+++ Dataset section
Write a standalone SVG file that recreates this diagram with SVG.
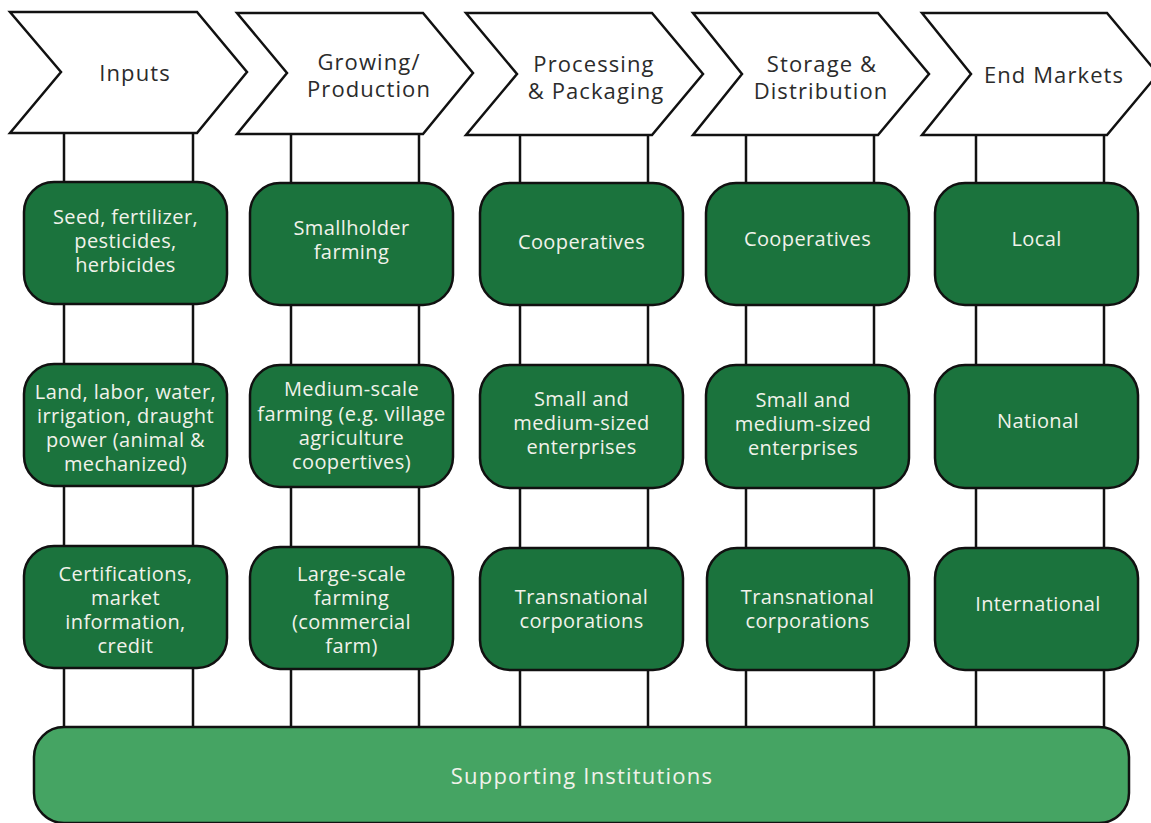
<svg xmlns="http://www.w3.org/2000/svg" width="1151" height="823" viewBox="0 0 1151 823">
  <style>
    .stage { fill: #ffffff; stroke: #111111; stroke-width: 2.5; stroke-linejoin: miter; }
    .stage-label { font-family: "Open Sans", "Noto Sans", sans-serif; font-size: 22px; letter-spacing: 1.1px; fill: #2b2b2b; text-anchor: middle; dominant-baseline: central; }
    .actor { fill: #1b733d; stroke: #111111; stroke-width: 2.5; }
    .actor-label { font-family: "Open Sans", "Noto Sans", sans-serif; font-size: 20px; letter-spacing: 0.4px; fill: #f1f2ea; text-anchor: middle; dominant-baseline: central; }
    .support { fill: #45a463; stroke: #111111; stroke-width: 2.5; }
    .support-label { font-family: "Open Sans", "Noto Sans", sans-serif; font-size: 22px; letter-spacing: 1.2px; fill: #f1f2ea; text-anchor: middle; dominant-baseline: central; }
    .link { stroke: #111111; stroke-width: 2.5; fill: none; }
  </style>

  <rect width="1151" height="823" fill="#ffffff"/>

  <!-- vertical rails joining each stage to its actors and to the base bar -->
  <g id="connectors">
    <line class="link" x1="64" y1="133" x2="64" y2="728"/>
    <line class="link" x1="193" y1="133" x2="193" y2="728"/>
    <line class="link" x1="291" y1="134" x2="291" y2="728"/>
    <line class="link" x1="419" y1="134" x2="419" y2="728"/>
    <line class="link" x1="520" y1="135" x2="520" y2="728"/>
    <line class="link" x1="648" y1="135" x2="648" y2="728"/>
    <line class="link" x1="746" y1="135" x2="746" y2="728"/>
    <line class="link" x1="874" y1="135" x2="874" y2="728"/>
    <line class="link" x1="976" y1="135" x2="976" y2="728"/>
    <line class="link" x1="1104" y1="135" x2="1104" y2="728"/>
  </g>

  <!-- value chain stages -->
  <g id="stage-inputs">
    <polygon class="stage" points="10,12 197,12 247,72 197,133 10,133 61,72"/>
    <text class="stage-label" x="135" y="72">Inputs</text>
  </g>
  <g id="stage-growing">
    <polygon class="stage" points="237,13 423,13 473,73 423,134 237,134 287,73"/>
    <text class="stage-label" x="369" y="61">Growing/</text>
    <text class="stage-label" x="369" y="88">Production</text>
  </g>
  <g id="stage-processing">
    <polygon class="stage" points="466,13 652,13 703,74 652,135 466,135 517,74"/>
    <text class="stage-label" x="594" y="63">Processing</text>
    <text class="stage-label" x="596" y="90">&amp; Packaging</text>
  </g>
  <g id="stage-storage">
    <polygon class="stage" points="693,13 878,13 929,74 878,135 693,135 742,74"/>
    <text class="stage-label" x="822" y="63">Storage &amp;</text>
    <text class="stage-label" x="821" y="90">Distribution</text>
  </g>
  <g id="stage-markets">
    <polygon class="stage" points="922,13 1107,13 1158,74 1107,135 922,135 971,74"/>
    <text class="stage-label" x="1054" y="74">End Markets</text>
  </g>

  <!-- Inputs column -->
  <g id="inputs-1">
    <rect class="actor" x="24" y="182" width="203" height="122" rx="30"/>
    <text class="actor-label" x="125.5" y="216">Seed, fertilizer,</text>
    <text class="actor-label" x="125.5" y="240">pesticides,</text>
    <text class="actor-label" x="125.5" y="264">herbicides</text>
  </g>
  <g id="inputs-2">
    <rect class="actor" x="24" y="364" width="203" height="122" rx="30"/>
    <text class="actor-label" x="125.5" y="391">Land, labor, water,</text>
    <text class="actor-label" x="125.5" y="415">irrigation, draught</text>
    <text class="actor-label" x="125.5" y="439">power (animal &amp;</text>
    <text class="actor-label" x="125.5" y="463">mechanized)</text>
  </g>
  <g id="inputs-3">
    <rect class="actor" x="24" y="546" width="203" height="122" rx="30"/>
    <text class="actor-label" x="125.5" y="573">Certifications,</text>
    <text class="actor-label" x="125.5" y="597">market</text>
    <text class="actor-label" x="125.5" y="621">information,</text>
    <text class="actor-label" x="125.5" y="645">credit</text>
  </g>

  <!-- Growing / Production column -->
  <g id="growing-1">
    <rect class="actor" x="250" y="183" width="203" height="122" rx="30"/>
    <text class="actor-label" x="351.5" y="227">Smallholder</text>
    <text class="actor-label" x="351.5" y="251">farming</text>
  </g>
  <g id="growing-2">
    <rect class="actor" x="250" y="365" width="203" height="122" rx="30"/>
    <text class="actor-label" x="351.5" y="388">Medium-scale</text>
    <text class="actor-label" x="351.5" y="413">farming (e.g. village</text>
    <text class="actor-label" x="351.5" y="437">agriculture</text>
    <text class="actor-label" x="351.5" y="461">coopertives)</text>
  </g>
  <g id="growing-3">
    <rect class="actor" x="250" y="547" width="203" height="122" rx="30"/>
    <text class="actor-label" x="351.5" y="573">Large-scale</text>
    <text class="actor-label" x="351.5" y="597">farming</text>
    <text class="actor-label" x="351.5" y="621">(commercial</text>
    <text class="actor-label" x="351.5" y="645">farm)</text>
  </g>

  <!-- Processing & Packaging column -->
  <g id="processing-1">
    <rect class="actor" x="480" y="183" width="203" height="122" rx="30"/>
    <text class="actor-label" x="581.5" y="241">Cooperatives</text>
  </g>
  <g id="processing-2">
    <rect class="actor" x="480" y="365" width="203" height="123" rx="30"/>
    <text class="actor-label" x="581.5" y="398">Small and</text>
    <text class="actor-label" x="581.5" y="422">medium-sized</text>
    <text class="actor-label" x="581.5" y="446">enterprises</text>
  </g>
  <g id="processing-3">
    <rect class="actor" x="480" y="548" width="203" height="122" rx="30"/>
    <text class="actor-label" x="581.5" y="596">Transnational</text>
    <text class="actor-label" x="581.5" y="620">corporations</text>
  </g>

  <!-- Storage & Distribution column -->
  <g id="storage-1">
    <rect class="actor" x="706" y="183" width="203" height="122" rx="30"/>
    <text class="actor-label" x="807.5" y="238">Cooperatives</text>
  </g>
  <g id="storage-2">
    <rect class="actor" x="706" y="365" width="203" height="123" rx="30"/>
    <text class="actor-label" x="803" y="399">Small and</text>
    <text class="actor-label" x="803" y="423">medium-sized</text>
    <text class="actor-label" x="803" y="447">enterprises</text>
  </g>
  <g id="storage-3">
    <rect class="actor" x="707" y="548" width="202" height="122" rx="30"/>
    <text class="actor-label" x="807.5" y="596">Transnational</text>
    <text class="actor-label" x="807.5" y="620">corporations</text>
  </g>

  <!-- End Markets column -->
  <g id="markets-1">
    <rect class="actor" x="935" y="183" width="203" height="122" rx="30"/>
    <text class="actor-label" x="1036.5" y="238">Local</text>
  </g>
  <g id="markets-2">
    <rect class="actor" x="935" y="365" width="203" height="123" rx="30"/>
    <text class="actor-label" x="1038" y="420">National</text>
  </g>
  <g id="markets-3">
    <rect class="actor" x="935" y="548" width="203" height="122" rx="30"/>
    <text class="actor-label" x="1038" y="603">International</text>
  </g>

  <!-- base bar -->
  <g id="supporting-institutions">
    <rect class="support" x="34" y="727" width="1095" height="96" rx="30"/>
    <text class="support-label" x="582" y="775">Supporting Institutions</text>
  </g>
</svg>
++++++
What is required: Your task is an exact transcription of all the data, minus the pictures.

Completed exercise:
Write a standalone SVG file that recreates this diagram with SVG.
<svg xmlns="http://www.w3.org/2000/svg" width="1151" height="823" viewBox="0 0 1151 823">
  <style>
    .stage { fill: #ffffff; stroke: #111111; stroke-width: 2.5; stroke-linejoin: miter; }
    .stage-label { font-family: "Open Sans", "Noto Sans", sans-serif; font-size: 22px; letter-spacing: 1.1px; fill: #2b2b2b; text-anchor: middle; dominant-baseline: central; }
    .actor { fill: #1b733d; stroke: #111111; stroke-width: 2.5; }
    .actor-label { font-family: "Open Sans", "Noto Sans", sans-serif; font-size: 20px; letter-spacing: 0.4px; fill: #f1f2ea; text-anchor: middle; dominant-baseline: central; }
    .support { fill: #45a463; stroke: #111111; stroke-width: 2.5; }
    .support-label { font-family: "Open Sans", "Noto Sans", sans-serif; font-size: 22px; letter-spacing: 1.2px; fill: #f1f2ea; text-anchor: middle; dominant-baseline: central; }
    .link { stroke: #111111; stroke-width: 2.5; fill: none; }
  </style>

  <rect width="1151" height="823" fill="#ffffff"/>

  <!-- vertical rails joining each stage to its actors and to the base bar -->
  <g id="connectors">
    <line class="link" x1="64" y1="133" x2="64" y2="728"/>
    <line class="link" x1="193" y1="133" x2="193" y2="728"/>
    <line class="link" x1="291" y1="134" x2="291" y2="728"/>
    <line class="link" x1="419" y1="134" x2="419" y2="728"/>
    <line class="link" x1="520" y1="135" x2="520" y2="728"/>
    <line class="link" x1="648" y1="135" x2="648" y2="728"/>
    <line class="link" x1="746" y1="135" x2="746" y2="728"/>
    <line class="link" x1="874" y1="135" x2="874" y2="728"/>
    <line class="link" x1="976" y1="135" x2="976" y2="728"/>
    <line class="link" x1="1104" y1="135" x2="1104" y2="728"/>
  </g>

  <!-- value chain stages -->
  <g id="stage-inputs">
    <polygon class="stage" points="10,12 197,12 247,72 197,133 10,133 61,72"/>
    <text class="stage-label" x="135" y="72">Inputs</text>
  </g>
  <g id="stage-growing">
    <polygon class="stage" points="237,13 423,13 473,73 423,134 237,134 287,73"/>
    <text class="stage-label" x="369" y="61">Growing/</text>
    <text class="stage-label" x="369" y="88">Production</text>
  </g>
  <g id="stage-processing">
    <polygon class="stage" points="466,13 652,13 703,74 652,135 466,135 517,74"/>
    <text class="stage-label" x="594" y="63">Processing</text>
    <text class="stage-label" x="596" y="90">&amp; Packaging</text>
  </g>
  <g id="stage-storage">
    <polygon class="stage" points="693,13 878,13 929,74 878,135 693,135 742,74"/>
    <text class="stage-label" x="822" y="63">Storage &amp;</text>
    <text class="stage-label" x="821" y="90">Distribution</text>
  </g>
  <g id="stage-markets">
    <polygon class="stage" points="922,13 1107,13 1158,74 1107,135 922,135 971,74"/>
    <text class="stage-label" x="1054" y="74">End Markets</text>
  </g>

  <!-- Inputs column -->
  <g id="inputs-1">
    <rect class="actor" x="24" y="182" width="203" height="122" rx="30"/>
    <text class="actor-label" x="125.5" y="216">Seed, fertilizer,</text>
    <text class="actor-label" x="125.5" y="240">pesticides,</text>
    <text class="actor-label" x="125.5" y="264">herbicides</text>
  </g>
  <g id="inputs-2">
    <rect class="actor" x="24" y="364" width="203" height="122" rx="30"/>
    <text class="actor-label" x="125.5" y="391">Land, labor, water,</text>
    <text class="actor-label" x="125.5" y="415">irrigation, draught</text>
    <text class="actor-label" x="125.5" y="439">power (animal &amp;</text>
    <text class="actor-label" x="125.5" y="463">mechanized)</text>
  </g>
  <g id="inputs-3">
    <rect class="actor" x="24" y="546" width="203" height="122" rx="30"/>
    <text class="actor-label" x="125.5" y="573">Certifications,</text>
    <text class="actor-label" x="125.5" y="597">market</text>
    <text class="actor-label" x="125.5" y="621">information,</text>
    <text class="actor-label" x="125.5" y="645">credit</text>
  </g>

  <!-- Growing / Production column -->
  <g id="growing-1">
    <rect class="actor" x="250" y="183" width="203" height="122" rx="30"/>
    <text class="actor-label" x="351.5" y="227">Smallholder</text>
    <text class="actor-label" x="351.5" y="251">farming</text>
  </g>
  <g id="growing-2">
    <rect class="actor" x="250" y="365" width="203" height="122" rx="30"/>
    <text class="actor-label" x="351.5" y="388">Medium-scale</text>
    <text class="actor-label" x="351.5" y="413">farming (e.g. village</text>
    <text class="actor-label" x="351.5" y="437">agriculture</text>
    <text class="actor-label" x="351.5" y="461">coopertives)</text>
  </g>
  <g id="growing-3">
    <rect class="actor" x="250" y="547" width="203" height="122" rx="30"/>
    <text class="actor-label" x="351.5" y="573">Large-scale</text>
    <text class="actor-label" x="351.5" y="597">farming</text>
    <text class="actor-label" x="351.5" y="621">(commercial</text>
    <text class="actor-label" x="351.5" y="645">farm)</text>
  </g>

  <!-- Processing & Packaging column -->
  <g id="processing-1">
    <rect class="actor" x="480" y="183" width="203" height="122" rx="30"/>
    <text class="actor-label" x="581.5" y="241">Cooperatives</text>
  </g>
  <g id="processing-2">
    <rect class="actor" x="480" y="365" width="203" height="123" rx="30"/>
    <text class="actor-label" x="581.5" y="398">Small and</text>
    <text class="actor-label" x="581.5" y="422">medium-sized</text>
    <text class="actor-label" x="581.5" y="446">enterprises</text>
  </g>
  <g id="processing-3">
    <rect class="actor" x="480" y="548" width="203" height="122" rx="30"/>
    <text class="actor-label" x="581.5" y="596">Transnational</text>
    <text class="actor-label" x="581.5" y="620">corporations</text>
  </g>

  <!-- Storage & Distribution column -->
  <g id="storage-1">
    <rect class="actor" x="706" y="183" width="203" height="122" rx="30"/>
    <text class="actor-label" x="807.5" y="238">Cooperatives</text>
  </g>
  <g id="storage-2">
    <rect class="actor" x="706" y="365" width="203" height="123" rx="30"/>
    <text class="actor-label" x="803" y="399">Small and</text>
    <text class="actor-label" x="803" y="423">medium-sized</text>
    <text class="actor-label" x="803" y="447">enterprises</text>
  </g>
  <g id="storage-3">
    <rect class="actor" x="707" y="548" width="202" height="122" rx="30"/>
    <text class="actor-label" x="807.5" y="596">Transnational</text>
    <text class="actor-label" x="807.5" y="620">corporations</text>
  </g>

  <!-- End Markets column -->
  <g id="markets-1">
    <rect class="actor" x="935" y="183" width="203" height="122" rx="30"/>
    <text class="actor-label" x="1036.5" y="238">Local</text>
  </g>
  <g id="markets-2">
    <rect class="actor" x="935" y="365" width="203" height="123" rx="30"/>
    <text class="actor-label" x="1038" y="420">National</text>
  </g>
  <g id="markets-3">
    <rect class="actor" x="935" y="548" width="203" height="122" rx="30"/>
    <text class="actor-label" x="1038" y="603">International</text>
  </g>

  <!-- base bar -->
  <g id="supporting-institutions">
    <rect class="support" x="34" y="727" width="1095" height="96" rx="30"/>
    <text class="support-label" x="582" y="775">Supporting Institutions</text>
  </g>
</svg>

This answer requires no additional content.